Skip the pictures. Reproduce all other material exactly.

######

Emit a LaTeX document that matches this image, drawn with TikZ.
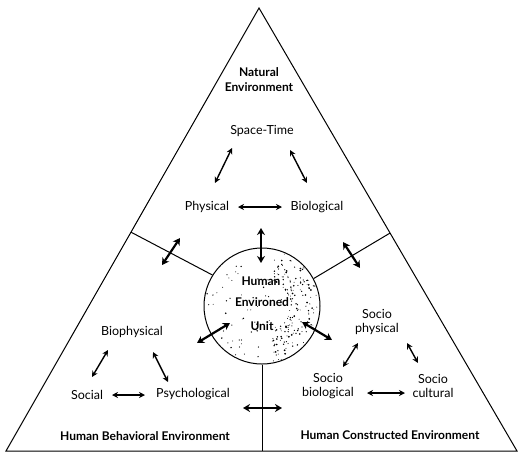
\documentclass[tikz,border=0pt]{standalone}
\usepackage{fontspec}
\setmainfont{Lato}
\usetikzlibrary{arrows.meta,calc}
\tikzset{
  lbl/.style={font=\fontsize{12.5}{14}\selectfont, inner sep=0pt, align=center},
  blbl/.style={font=\fontsize{12}{15}\selectfont\bfseries, inner sep=0pt, align=center},
  rel/.style={{Stealth[length=6pt,width=6pt]}-{Stealth[length=6pt,width=6pt]}, line width=1.4pt},
  bigrel/.style={{Stealth[length=7pt,width=8pt]}-{Stealth[length=7pt,width=8pt]}, line width=2.2pt},
  edge/.style={line width=1pt}
}
\begin{document}
\begin{tikzpicture}[x=1pt,y=-1pt]
\useasboundingbox (0,0) rectangle (519,453);
% triangle
\coordinate (A) at (259,8);
\coordinate (B) at (6,451);
\coordinate (C) at (517,451);
\draw[edge, line join=miter] (A) -- (B) -- (C) -- cycle;
% central unit
\node[circle, draw, line width=1pt, minimum size=116pt, inner sep=0pt] (unit) at (262,306) {};
\begin{scope}
  \clip (262,306) circle (57pt);
  \pgfmathsetseed{11}
  \foreach \i in {1,...,80}{
    \pgfmathsetmacro\ang{rand*180}
    \pgfmathsetmacro\rad{57*sqrt(rnd)}
    \pgfmathsetmacro\sz{0.4+0.4*rnd}
    \fill ($(262,306)+(\ang:\rad)$) circle (\sz pt);
  }
  \foreach \i in {1,...,150}{
    \pgfmathsetmacro\ang{rand*75}
    \pgfmathsetmacro\rad{28+29*rnd}
    \pgfmathsetmacro\sz{0.4+0.6*rnd}
    \fill ($(262,306)+(\ang:\rad)$) circle (\sz pt);
  }
\end{scope}
% dividers
\coordinate (dl) at ($(A)!0.506!(B)$);
\coordinate (dr) at ($(A)!0.508!(C)$);
\coordinate (db) at (262,451);
\draw[edge] (dl) -- (unit.148);
\draw[edge] (dr) -- (unit.28);
\draw[edge] (unit.south) -- (db);
% texts
\node[blbl] (nat) at (259,80) {Natural\\Environment};
\node[lbl] (st) at (262,131) {Space-Time};
\node[lbl] (phys) at (207,207) {Physical};
\node[lbl] (bio) at (317,207) {Biological};
\node[blbl] (hum) at (261,281) {Human};
\node[blbl] (env) at (262,302) {Environed};
\node[blbl] (un) at (262,326) {Unit};
\node[lbl] (biop) at (132,332) {Biophysical};
\node[lbl] (soc) at (87,395) {Social};
\node[lbl] (psy) at (193,394) {Psychological};
\node[blbl] (hbe) at (145,436) {Human Behavioral Environment};
\node[lbl] (sphys) at (377,322) {Socio\\physical};
\node[lbl] (sbio) at (328,386) {Socio\\biological};
\node[lbl] (scul) at (433,386) {Socio\\cultural};
\node[blbl] (hce) at (390,435) {Human Constructed Environment};
% arrow end points
\coordinate (a1) at (232,148); \coordinate (a2) at (215,183);
\coordinate (b1) at (290,150); \coordinate (b2) at (307,183);
\coordinate (c1) at (238,207); \coordinate (c2) at (282,207);
\coordinate (d1) at (261,228); \coordinate (d2) at (261,263);
\coordinate (e1) at (180,238); \coordinate (e2) at (162,265);
\coordinate (f1) at (343,242); \coordinate (f2) at (360,268);
\coordinate (g1) at (197,343); \coordinate (g2) at (230,323);
\coordinate (h1) at (302,322); \coordinate (h2) at (332,340);
\coordinate (i1) at (108,350); \coordinate (i2) at (92,377);
\coordinate (j1) at (153,352); \coordinate (j2) at (168,382);
\coordinate (k1) at (112,395); \coordinate (k2) at (145,395);
\coordinate (l1) at (243,408); \coordinate (l2) at (282,408);
\coordinate (m1) at (358,343); \coordinate (m2) at (343,367);
\coordinate (n1) at (407,343); \coordinate (n2) at (418,363);
\coordinate (o1) at (367,393); \coordinate (o2) at (405,393);
\draw[rel] (a1) -- (a2);
\draw[rel] (b1) -- (b2);
\draw[rel] (c1) -- (c2);
\draw[bigrel] (d1) -- (d2);
\draw[bigrel] (e1) -- (e2);
\draw[bigrel] (f1) -- (f2);
\draw[bigrel] (g1) -- (g2);
\draw[bigrel] (h1) -- (h2);
\draw[rel] (i1) -- (i2);
\draw[rel] (j1) -- (j2);
\draw[rel] (k1) -- (k2);
\draw[bigrel] (l1) -- (l2);
\draw[rel] (m1) -- (m2);
\draw[rel] (n1) -- (n2);
\draw[rel] (o1) -- (o2);
\end{tikzpicture}
\end{document}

######

** SOLUTION FOR THIS PROBLEM **
Emit a LaTeX document that matches this image, drawn with TikZ.
\documentclass[tikz,border=0pt]{standalone}
\usepackage{fontspec}
\setmainfont{Lato}
\usetikzlibrary{arrows.meta,calc}
\tikzset{
  lbl/.style={font=\fontsize{12.5}{14}\selectfont, inner sep=0pt, align=center},
  blbl/.style={font=\fontsize{12}{15}\selectfont\bfseries, inner sep=0pt, align=center},
  rel/.style={{Stealth[length=6pt,width=6pt]}-{Stealth[length=6pt,width=6pt]}, line width=1.4pt},
  bigrel/.style={{Stealth[length=7pt,width=8pt]}-{Stealth[length=7pt,width=8pt]}, line width=2.2pt},
  edge/.style={line width=1pt}
}
\begin{document}
\begin{tikzpicture}[x=1pt,y=-1pt]
\useasboundingbox (0,0) rectangle (519,453);
% triangle
\coordinate (A) at (259,8);
\coordinate (B) at (6,451);
\coordinate (C) at (517,451);
\draw[edge, line join=miter] (A) -- (B) -- (C) -- cycle;
% central unit
\node[circle, draw, line width=1pt, minimum size=116pt, inner sep=0pt] (unit) at (262,306) {};
\begin{scope}
  \clip (262,306) circle (57pt);
  \pgfmathsetseed{11}
  \foreach \i in {1,...,80}{
    \pgfmathsetmacro\ang{rand*180}
    \pgfmathsetmacro\rad{57*sqrt(rnd)}
    \pgfmathsetmacro\sz{0.4+0.4*rnd}
    \fill ($(262,306)+(\ang:\rad)$) circle (\sz pt);
  }
  \foreach \i in {1,...,150}{
    \pgfmathsetmacro\ang{rand*75}
    \pgfmathsetmacro\rad{28+29*rnd}
    \pgfmathsetmacro\sz{0.4+0.6*rnd}
    \fill ($(262,306)+(\ang:\rad)$) circle (\sz pt);
  }
\end{scope}
% dividers
\coordinate (dl) at ($(A)!0.506!(B)$);
\coordinate (dr) at ($(A)!0.508!(C)$);
\coordinate (db) at (262,451);
\draw[edge] (dl) -- (unit.148);
\draw[edge] (dr) -- (unit.28);
\draw[edge] (unit.south) -- (db);
% texts
\node[blbl] (nat) at (259,80) {Natural\\Environment};
\node[lbl] (st) at (262,131) {Space-Time};
\node[lbl] (phys) at (207,207) {Physical};
\node[lbl] (bio) at (317,207) {Biological};
\node[blbl] (hum) at (261,281) {Human};
\node[blbl] (env) at (262,302) {Environed};
\node[blbl] (un) at (262,326) {Unit};
\node[lbl] (biop) at (132,332) {Biophysical};
\node[lbl] (soc) at (87,395) {Social};
\node[lbl] (psy) at (193,394) {Psychological};
\node[blbl] (hbe) at (145,436) {Human Behavioral Environment};
\node[lbl] (sphys) at (377,322) {Socio\\physical};
\node[lbl] (sbio) at (328,386) {Socio\\biological};
\node[lbl] (scul) at (433,386) {Socio\\cultural};
\node[blbl] (hce) at (390,435) {Human Constructed Environment};
% arrow end points
\coordinate (a1) at (232,148); \coordinate (a2) at (215,183);
\coordinate (b1) at (290,150); \coordinate (b2) at (307,183);
\coordinate (c1) at (238,207); \coordinate (c2) at (282,207);
\coordinate (d1) at (261,228); \coordinate (d2) at (261,263);
\coordinate (e1) at (180,238); \coordinate (e2) at (162,265);
\coordinate (f1) at (343,242); \coordinate (f2) at (360,268);
\coordinate (g1) at (197,343); \coordinate (g2) at (230,323);
\coordinate (h1) at (302,322); \coordinate (h2) at (332,340);
\coordinate (i1) at (108,350); \coordinate (i2) at (92,377);
\coordinate (j1) at (153,352); \coordinate (j2) at (168,382);
\coordinate (k1) at (112,395); \coordinate (k2) at (145,395);
\coordinate (l1) at (243,408); \coordinate (l2) at (282,408);
\coordinate (m1) at (358,343); \coordinate (m2) at (343,367);
\coordinate (n1) at (407,343); \coordinate (n2) at (418,363);
\coordinate (o1) at (367,393); \coordinate (o2) at (405,393);
\draw[rel] (a1) -- (a2);
\draw[rel] (b1) -- (b2);
\draw[rel] (c1) -- (c2);
\draw[bigrel] (d1) -- (d2);
\draw[bigrel] (e1) -- (e2);
\draw[bigrel] (f1) -- (f2);
\draw[bigrel] (g1) -- (g2);
\draw[bigrel] (h1) -- (h2);
\draw[rel] (i1) -- (i2);
\draw[rel] (j1) -- (j2);
\draw[rel] (k1) -- (k2);
\draw[bigrel] (l1) -- (l2);
\draw[rel] (m1) -- (m2);
\draw[rel] (n1) -- (n2);
\draw[rel] (o1) -- (o2);
\end{tikzpicture}
\end{document}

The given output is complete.